Challenge: Make an exact copy of the records, with the pictures left out.
--------------------------------
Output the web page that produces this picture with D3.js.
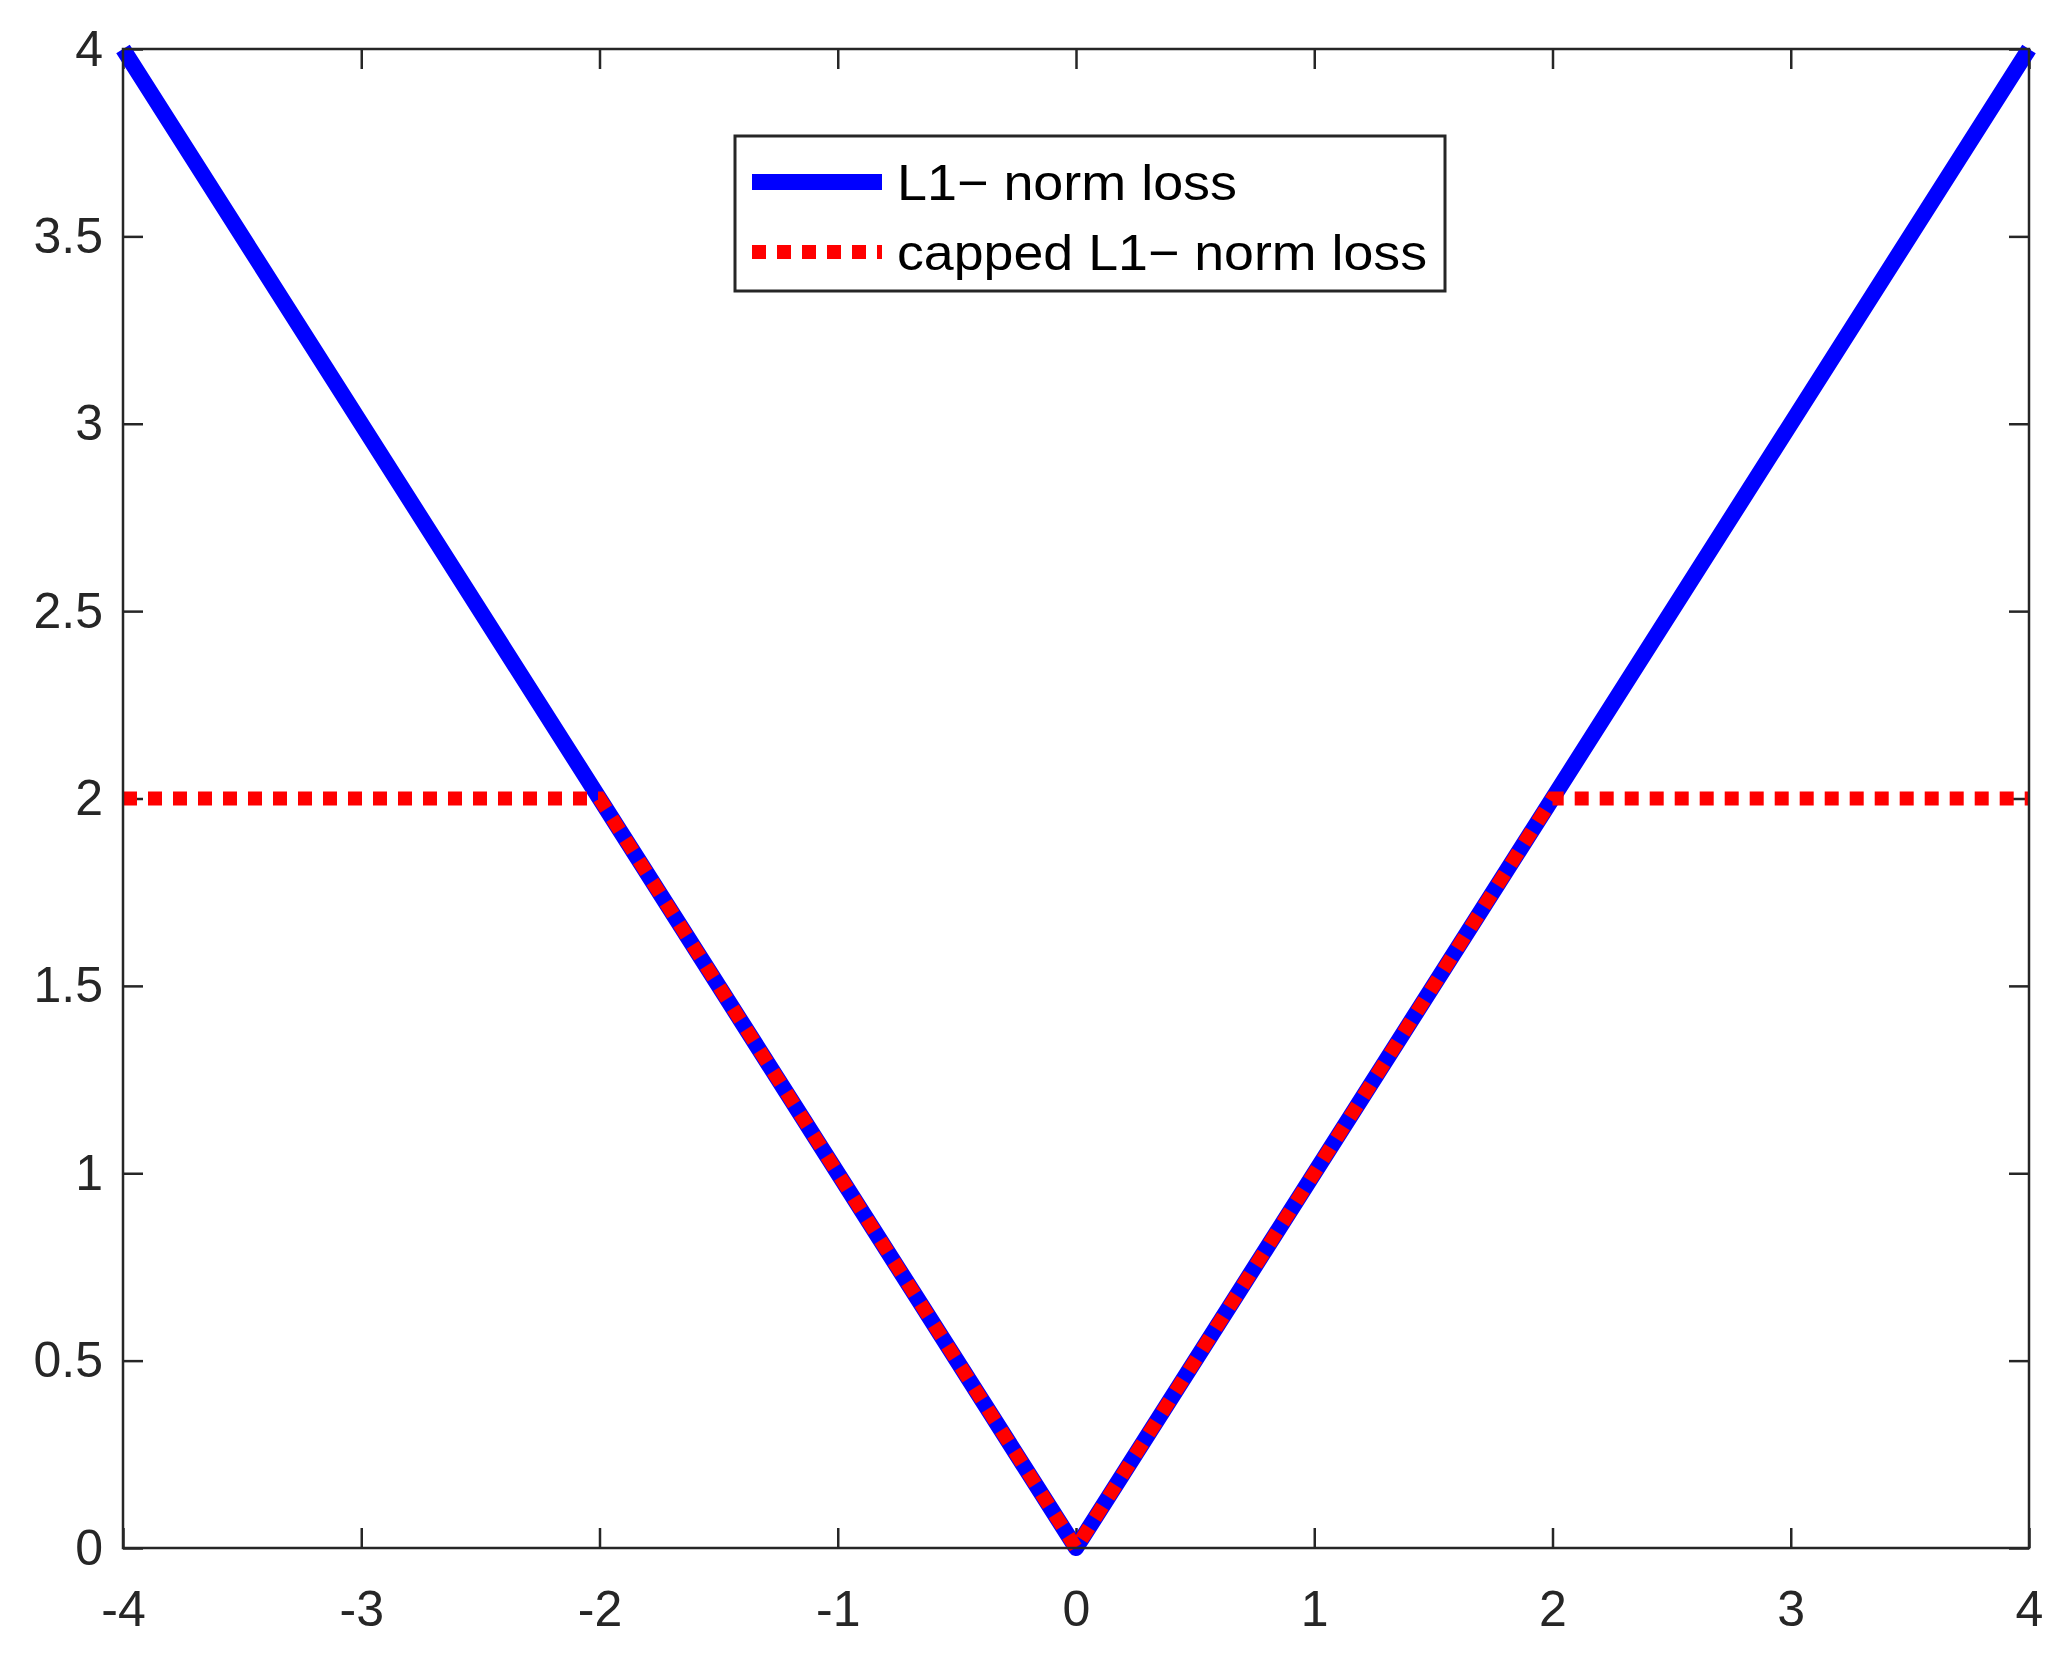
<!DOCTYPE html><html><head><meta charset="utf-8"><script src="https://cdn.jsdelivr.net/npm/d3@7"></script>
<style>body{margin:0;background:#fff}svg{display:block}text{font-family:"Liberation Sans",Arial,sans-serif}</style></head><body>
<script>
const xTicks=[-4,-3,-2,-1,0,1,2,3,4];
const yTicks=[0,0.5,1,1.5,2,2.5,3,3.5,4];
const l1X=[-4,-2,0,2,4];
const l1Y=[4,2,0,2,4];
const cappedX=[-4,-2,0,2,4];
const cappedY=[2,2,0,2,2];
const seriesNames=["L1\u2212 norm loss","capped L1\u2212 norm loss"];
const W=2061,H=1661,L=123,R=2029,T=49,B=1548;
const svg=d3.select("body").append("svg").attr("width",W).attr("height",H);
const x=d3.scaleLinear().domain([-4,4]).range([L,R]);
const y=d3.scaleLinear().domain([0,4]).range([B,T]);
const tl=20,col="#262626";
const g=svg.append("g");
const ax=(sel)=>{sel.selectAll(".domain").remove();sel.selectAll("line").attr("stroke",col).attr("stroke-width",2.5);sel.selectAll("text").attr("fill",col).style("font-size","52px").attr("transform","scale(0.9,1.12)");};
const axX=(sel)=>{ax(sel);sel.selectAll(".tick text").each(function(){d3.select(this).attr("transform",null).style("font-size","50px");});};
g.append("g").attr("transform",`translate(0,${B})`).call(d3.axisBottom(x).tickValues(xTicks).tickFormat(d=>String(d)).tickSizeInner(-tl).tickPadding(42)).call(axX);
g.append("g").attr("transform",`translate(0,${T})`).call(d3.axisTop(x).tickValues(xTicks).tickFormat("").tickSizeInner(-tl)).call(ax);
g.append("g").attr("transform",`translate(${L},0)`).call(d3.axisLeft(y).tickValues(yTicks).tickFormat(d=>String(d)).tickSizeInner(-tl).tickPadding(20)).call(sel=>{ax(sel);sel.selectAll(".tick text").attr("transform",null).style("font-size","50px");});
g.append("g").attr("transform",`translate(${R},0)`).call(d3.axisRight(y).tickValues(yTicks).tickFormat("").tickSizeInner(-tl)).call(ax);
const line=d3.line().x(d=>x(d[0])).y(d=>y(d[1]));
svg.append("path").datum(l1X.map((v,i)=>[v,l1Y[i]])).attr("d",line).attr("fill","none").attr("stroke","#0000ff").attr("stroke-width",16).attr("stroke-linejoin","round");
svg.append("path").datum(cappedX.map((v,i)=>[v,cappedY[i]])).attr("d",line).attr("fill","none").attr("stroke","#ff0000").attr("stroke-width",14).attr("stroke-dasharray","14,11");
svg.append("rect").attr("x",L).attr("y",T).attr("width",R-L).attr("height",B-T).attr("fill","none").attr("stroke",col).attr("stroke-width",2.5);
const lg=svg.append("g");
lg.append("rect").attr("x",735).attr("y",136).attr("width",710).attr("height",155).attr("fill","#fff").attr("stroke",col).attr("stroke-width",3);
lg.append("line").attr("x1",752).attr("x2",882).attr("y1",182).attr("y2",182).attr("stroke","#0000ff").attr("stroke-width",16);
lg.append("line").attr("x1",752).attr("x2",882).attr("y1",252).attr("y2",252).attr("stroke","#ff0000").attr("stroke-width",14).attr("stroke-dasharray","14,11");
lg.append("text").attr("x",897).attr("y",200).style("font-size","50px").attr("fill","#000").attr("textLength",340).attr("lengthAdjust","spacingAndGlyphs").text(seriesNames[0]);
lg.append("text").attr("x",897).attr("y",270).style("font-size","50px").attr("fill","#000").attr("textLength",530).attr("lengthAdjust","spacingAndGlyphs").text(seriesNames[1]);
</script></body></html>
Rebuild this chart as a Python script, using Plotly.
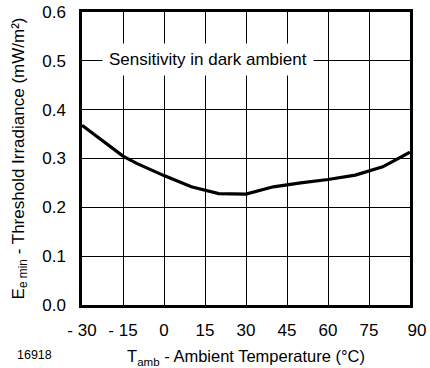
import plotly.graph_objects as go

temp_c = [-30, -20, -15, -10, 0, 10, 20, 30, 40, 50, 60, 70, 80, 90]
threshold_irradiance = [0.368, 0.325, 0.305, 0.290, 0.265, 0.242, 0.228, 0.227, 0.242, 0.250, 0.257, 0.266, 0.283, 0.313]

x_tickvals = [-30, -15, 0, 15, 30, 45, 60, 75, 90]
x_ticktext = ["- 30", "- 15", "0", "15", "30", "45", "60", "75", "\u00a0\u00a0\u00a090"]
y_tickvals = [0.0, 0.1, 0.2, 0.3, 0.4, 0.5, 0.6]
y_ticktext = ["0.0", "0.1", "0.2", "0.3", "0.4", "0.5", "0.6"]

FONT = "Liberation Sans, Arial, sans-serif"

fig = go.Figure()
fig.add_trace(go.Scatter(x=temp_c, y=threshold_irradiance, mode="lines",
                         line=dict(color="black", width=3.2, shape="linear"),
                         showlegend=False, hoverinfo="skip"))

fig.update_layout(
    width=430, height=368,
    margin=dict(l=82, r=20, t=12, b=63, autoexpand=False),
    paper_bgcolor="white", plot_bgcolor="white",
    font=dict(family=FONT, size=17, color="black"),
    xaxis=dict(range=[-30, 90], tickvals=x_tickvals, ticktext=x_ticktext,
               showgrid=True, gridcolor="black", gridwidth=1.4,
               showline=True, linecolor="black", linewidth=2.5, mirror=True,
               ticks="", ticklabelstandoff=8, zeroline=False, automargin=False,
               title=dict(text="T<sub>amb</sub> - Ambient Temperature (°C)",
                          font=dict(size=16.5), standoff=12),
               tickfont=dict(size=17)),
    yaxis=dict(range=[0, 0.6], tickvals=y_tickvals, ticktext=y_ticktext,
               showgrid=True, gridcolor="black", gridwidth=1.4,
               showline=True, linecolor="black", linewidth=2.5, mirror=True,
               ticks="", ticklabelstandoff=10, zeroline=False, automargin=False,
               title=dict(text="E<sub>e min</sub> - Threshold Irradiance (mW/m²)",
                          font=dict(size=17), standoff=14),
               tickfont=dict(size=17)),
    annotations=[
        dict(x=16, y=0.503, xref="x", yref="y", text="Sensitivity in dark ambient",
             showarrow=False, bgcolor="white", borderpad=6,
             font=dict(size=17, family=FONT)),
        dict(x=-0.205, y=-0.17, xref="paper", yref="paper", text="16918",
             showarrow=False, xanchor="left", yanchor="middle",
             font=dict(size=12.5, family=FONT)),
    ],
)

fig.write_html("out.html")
--------------------------------
Written answer:
Output the web page that produces this picture with D3.js.
<!DOCTYPE html><html><head><meta charset="utf-8"><script src="https://cdn.jsdelivr.net/npm/d3@7"></script>
<style>body{margin:0;background:#fff}svg{display:block}text{font-family:"Liberation Sans",Arial,sans-serif}</style></head><body>
<script>
const xTicks=[-4,-3,-2,-1,0,1,2,3,4];
const yTicks=[0,0.5,1,1.5,2,2.5,3,3.5,4];
const l1X=[-4,-2,0,2,4];
const l1Y=[4,2,0,2,4];
const cappedX=[-4,-2,0,2,4];
const cappedY=[2,2,0,2,2];
const seriesNames=["L1\u2212 norm loss","capped L1\u2212 norm loss"];
const W=2061,H=1661,L=123,R=2029,T=49,B=1548;
const svg=d3.select("body").append("svg").attr("width",W).attr("height",H);
const x=d3.scaleLinear().domain([-4,4]).range([L,R]);
const y=d3.scaleLinear().domain([0,4]).range([B,T]);
const tl=20,col="#262626";
const g=svg.append("g");
const ax=(sel)=>{sel.selectAll(".domain").remove();sel.selectAll("line").attr("stroke",col).attr("stroke-width",2.5);sel.selectAll("text").attr("fill",col).style("font-size","52px").attr("transform","scale(0.9,1.12)");};
const axX=(sel)=>{ax(sel);sel.selectAll(".tick text").each(function(){d3.select(this).attr("transform",null).style("font-size","50px");});};
g.append("g").attr("transform",`translate(0,${B})`).call(d3.axisBottom(x).tickValues(xTicks).tickFormat(d=>String(d)).tickSizeInner(-tl).tickPadding(42)).call(axX);
g.append("g").attr("transform",`translate(0,${T})`).call(d3.axisTop(x).tickValues(xTicks).tickFormat("").tickSizeInner(-tl)).call(ax);
g.append("g").attr("transform",`translate(${L},0)`).call(d3.axisLeft(y).tickValues(yTicks).tickFormat(d=>String(d)).tickSizeInner(-tl).tickPadding(20)).call(sel=>{ax(sel);sel.selectAll(".tick text").attr("transform",null).style("font-size","50px");});
g.append("g").attr("transform",`translate(${R},0)`).call(d3.axisRight(y).tickValues(yTicks).tickFormat("").tickSizeInner(-tl)).call(ax);
const line=d3.line().x(d=>x(d[0])).y(d=>y(d[1]));
svg.append("path").datum(l1X.map((v,i)=>[v,l1Y[i]])).attr("d",line).attr("fill","none").attr("stroke","#0000ff").attr("stroke-width",16).attr("stroke-linejoin","round");
svg.append("path").datum(cappedX.map((v,i)=>[v,cappedY[i]])).attr("d",line).attr("fill","none").attr("stroke","#ff0000").attr("stroke-width",14).attr("stroke-dasharray","14,11");
svg.append("rect").attr("x",L).attr("y",T).attr("width",R-L).attr("height",B-T).attr("fill","none").attr("stroke",col).attr("stroke-width",2.5);
const lg=svg.append("g");
lg.append("rect").attr("x",735).attr("y",136).attr("width",710).attr("height",155).attr("fill","#fff").attr("stroke",col).attr("stroke-width",3);
lg.append("line").attr("x1",752).attr("x2",882).attr("y1",182).attr("y2",182).attr("stroke","#0000ff").attr("stroke-width",16);
lg.append("line").attr("x1",752).attr("x2",882).attr("y1",252).attr("y2",252).attr("stroke","#ff0000").attr("stroke-width",14).attr("stroke-dasharray","14,11");
lg.append("text").attr("x",897).attr("y",200).style("font-size","50px").attr("fill","#000").attr("textLength",340).attr("lengthAdjust","spacingAndGlyphs").text(seriesNames[0]);
lg.append("text").attr("x",897).attr("y",270).style("font-size","50px").attr("fill","#000").attr("textLength",530).attr("lengthAdjust","spacingAndGlyphs").text(seriesNames[1]);
</script></body></html>
Rebuild this chart as a Python script, using Plotly.
import plotly.graph_objects as go

temp_c = [-30, -20, -15, -10, 0, 10, 20, 30, 40, 50, 60, 70, 80, 90]
threshold_irradiance = [0.368, 0.325, 0.305, 0.290, 0.265, 0.242, 0.228, 0.227, 0.242, 0.250, 0.257, 0.266, 0.283, 0.313]

x_tickvals = [-30, -15, 0, 15, 30, 45, 60, 75, 90]
x_ticktext = ["- 30", "- 15", "0", "15", "30", "45", "60", "75", "\u00a0\u00a0\u00a090"]
y_tickvals = [0.0, 0.1, 0.2, 0.3, 0.4, 0.5, 0.6]
y_ticktext = ["0.0", "0.1", "0.2", "0.3", "0.4", "0.5", "0.6"]

FONT = "Liberation Sans, Arial, sans-serif"

fig = go.Figure()
fig.add_trace(go.Scatter(x=temp_c, y=threshold_irradiance, mode="lines",
                         line=dict(color="black", width=3.2, shape="linear"),
                         showlegend=False, hoverinfo="skip"))

fig.update_layout(
    width=430, height=368,
    margin=dict(l=82, r=20, t=12, b=63, autoexpand=False),
    paper_bgcolor="white", plot_bgcolor="white",
    font=dict(family=FONT, size=17, color="black"),
    xaxis=dict(range=[-30, 90], tickvals=x_tickvals, ticktext=x_ticktext,
               showgrid=True, gridcolor="black", gridwidth=1.4,
               showline=True, linecolor="black", linewidth=2.5, mirror=True,
               ticks="", ticklabelstandoff=8, zeroline=False, automargin=False,
               title=dict(text="T<sub>amb</sub> - Ambient Temperature (°C)",
                          font=dict(size=16.5), standoff=12),
               tickfont=dict(size=17)),
    yaxis=dict(range=[0, 0.6], tickvals=y_tickvals, ticktext=y_ticktext,
               showgrid=True, gridcolor="black", gridwidth=1.4,
               showline=True, linecolor="black", linewidth=2.5, mirror=True,
               ticks="", ticklabelstandoff=10, zeroline=False, automargin=False,
               title=dict(text="E<sub>e min</sub> - Threshold Irradiance (mW/m²)",
                          font=dict(size=17), standoff=14),
               tickfont=dict(size=17)),
    annotations=[
        dict(x=16, y=0.503, xref="x", yref="y", text="Sensitivity in dark ambient",
             showarrow=False, bgcolor="white", borderpad=6,
             font=dict(size=17, family=FONT)),
        dict(x=-0.205, y=-0.17, xref="paper", yref="paper", text="16918",
             showarrow=False, xanchor="left", yanchor="middle",
             font=dict(size=12.5, family=FONT)),
    ],
)

fig.write_html("out.html")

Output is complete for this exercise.